Konflikte zwischen Anwendern und Herstellern

OOP '96: Job-Boerse, Messe und Fachkonferenz fuer Entwickler

23.02.1996

Es fehlen OO-Spezialisten, sind sich die Hersteller, Beratungshaeuser und Anwender einig. Waehrend Anwendungsunternehmen ihre Mitarbeiter sukzessive und bei laufenden Projekten in die Welt der Objektorientierung einfuehren, hoffen die Hersteller auf Nachwuchs von den Hochschulen. "Der Markt ist leer", konstatierte etwa Rafael Laguna de la Vera, Projektleiter bei der Micado Produktsysteme GmbH, Hennef, unter Hinweis auf ergebnislose Stellenanzeigen in ueberregionalen Tageszeitungen.

Der Schwarze Peter liegt nach Ansicht der Produktanbieter bei den Hochschulen. "Wir bekommen gar nicht mit, dass es einen solchen Bedarf gibt", entgegnete Ulrich Frank. Anfragen nach SAP/R3- Entwicklern gingen dagegen jede Menge ein, sagte der Professor von der Universitaet Koblenz, der den Smalltalk-Abend der OOP moderierte. Zudem seien die Hersteller zu knauserig mit Hochschullizenzen ihrer Produkte, so dass den Studenten der notwendige Zugang fehle.

IBM-Vertreter Rainer Angstmann praezisierte das Profil der gewuenschten Fachkraefte. Bewerber muessten wissen, wie sich Baugruppen wiederverwenden liessen. Programmierkenntnisse gehoerten nicht unbedingt zur Voraussetzung.
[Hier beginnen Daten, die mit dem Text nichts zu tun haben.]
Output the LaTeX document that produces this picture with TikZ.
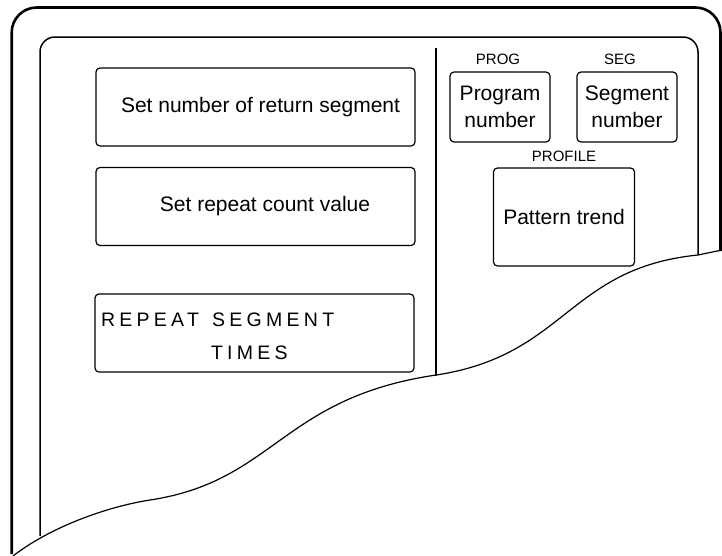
\documentclass[tikz,border=0pt]{standalone}
\usepackage{fontspec}
\setmainfont{Liberation Sans}
\newfontfamily\widefont[LetterSpace=22]{Liberation Sans}
\usetikzlibrary{positioning}

\begin{document}
\begin{tikzpicture}[
    x=1pt, y=-1pt,
    font=\fontsize{21}{27}\selectfont,
    panel/.style={draw, line width=1.2pt, rounded corners=4pt, align=center,
                  inner sep=0pt},
    longbox/.style={panel, minimum width=319pt, minimum height=78pt},
    smallbox/.style={panel, minimum width=100pt, minimum height=70pt},
    heading/.style={font=\fontsize{15}{15}\selectfont, inner sep=0pt,
                    text height=11pt, text depth=0pt},
    outerline/.style={line width=2.6pt, rounded corners=25pt},
    innerline/.style={line width=1.5pt, rounded corners=15pt},
    cutline/.style={line width=1.2pt}
]
\useasboundingbox (0,0) rectangle (722,555);

% casing and display frame
\draw[outerline] (11.7,554) -- (11.7,7.5) -- (720.5,7.5) -- (720.5,251);
\draw[innerline] (40,536) -- (40,37) -- (698,37) -- (698,255);
\draw[line width=2.2pt] (436,48) -- (436,375.5);

% left half
\node[longbox] (retseg) at (255.5,107) {\hspace*{10pt}Set number of return segment};
\node[longbox] (repcount) at (255.5,206.5) {\hspace*{19pt}Set repeat count value};
\node[longbox, text width=307pt, inner xsep=6pt, align=left,
      font=\widefont\fontsize{19.5}{33}\selectfont] (repseg) at (254.5,333)
    {\rule{0pt}{20pt}REPEAT\hspace{13pt}SEGMENT\\\hspace*{110pt}TIMES};

% right half
\node[smallbox] (prog) at (500,107) {Program\\number};
\node[smallbox] (seg) at (627,107) {Segment\\number};
\node[panel, minimum width=141pt, minimum height=98pt] (trend) at (564,217)
    {Pattern trend};
\node[heading, above=6.6pt of prog, xshift=-2pt] (progtag) {PROG};
\node[heading, above=6.6pt of seg, xshift=-7pt] (segtag) {SEG};
\node[heading, above=5.6pt of trend] (trendtag) {PROFILE};

% torn edge
\draw[cutline] (13,556) .. controls (49,528) and (105,507) .. (150,500)
    .. controls (275,481) and (281,398) .. (436,375)
    .. controls (566,355.5) and (568,268) .. (698,255)
    .. controls (710,253.4) .. (722,250);
\end{tikzpicture}
\end{document}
Vielmehr benoetige man Konstrukteure, die Methoden-, TCP/IP-, Host- und Client-Server- Know-how besaessen.

Georg Heeg, Chef der gleichnamigen Dortmunder Softwarefirma, bekundete ebenfalls Einstellungsinteressen: "Wir brauchen einfach Leute." Doch Bedingungen nannte auch er: "Die Spezialisten muessen ueber DV-Grundkenntnisse verfuegen, das DV-Schisma einer Trennung von Informationen und Prozeduren aber erst gar nicht im Kopf haben. Das bisschen Smalltalk bringe ich ihnen in zwei Stunden bei. Entwickler, die in 20 Jahren gelernt haben, kompliziert zu denken, sind geschockt, wenn sie erfahren, wie einfach eine Programmiersprache das Entwickeln machen kann."

Dass der Umstieg von klassischen auf objektorientierte Analyse- und Designmethoden kein Kulturschock sein muss, beweist unter anderem das Grossprojekt der bundesdeutschen Steuerverwaltung, das auf der OOP vorgestellt wurde. Ueber einen Zeitraum von zehn Jahren entsteht ein DV-System, in dem das gesamte Besteuerungsverfahren auf der Basis eines bundeseinheitlichen Datenmodells neu konzipiert und arbeitsteilig realisiert wird. Involviert sind etwa 100 Mitarbeiter. Nach einer Einfuehrung von zweimal drei Tagen in die objektorientierten Paradigmen und einem halbjaehrlichen projektbegleitenden Training konnten die Mitarbeiter das Projekt selbstaendig ohne weitere Schulung fortfuehren.

Ansonsten bot die Konferenz den zirka 700 Teilnehmern Fachthemen querbeet aus der Welt der objektorientierten Entwicklung. Waehrend sich die Hersteller dabei noch immer ueber Sprachen definieren, wollen die Anwender Schnittstellen zur Integration sowie Konzepte fuer flexible und robuste Architekturen. Das Internet und das Sun- C++-Derivat "Java" wurden im Konferenzteil der OOP kaum thematisiert, spielten aber unter den 70 Ausstellern sehr wohl eine Rolle.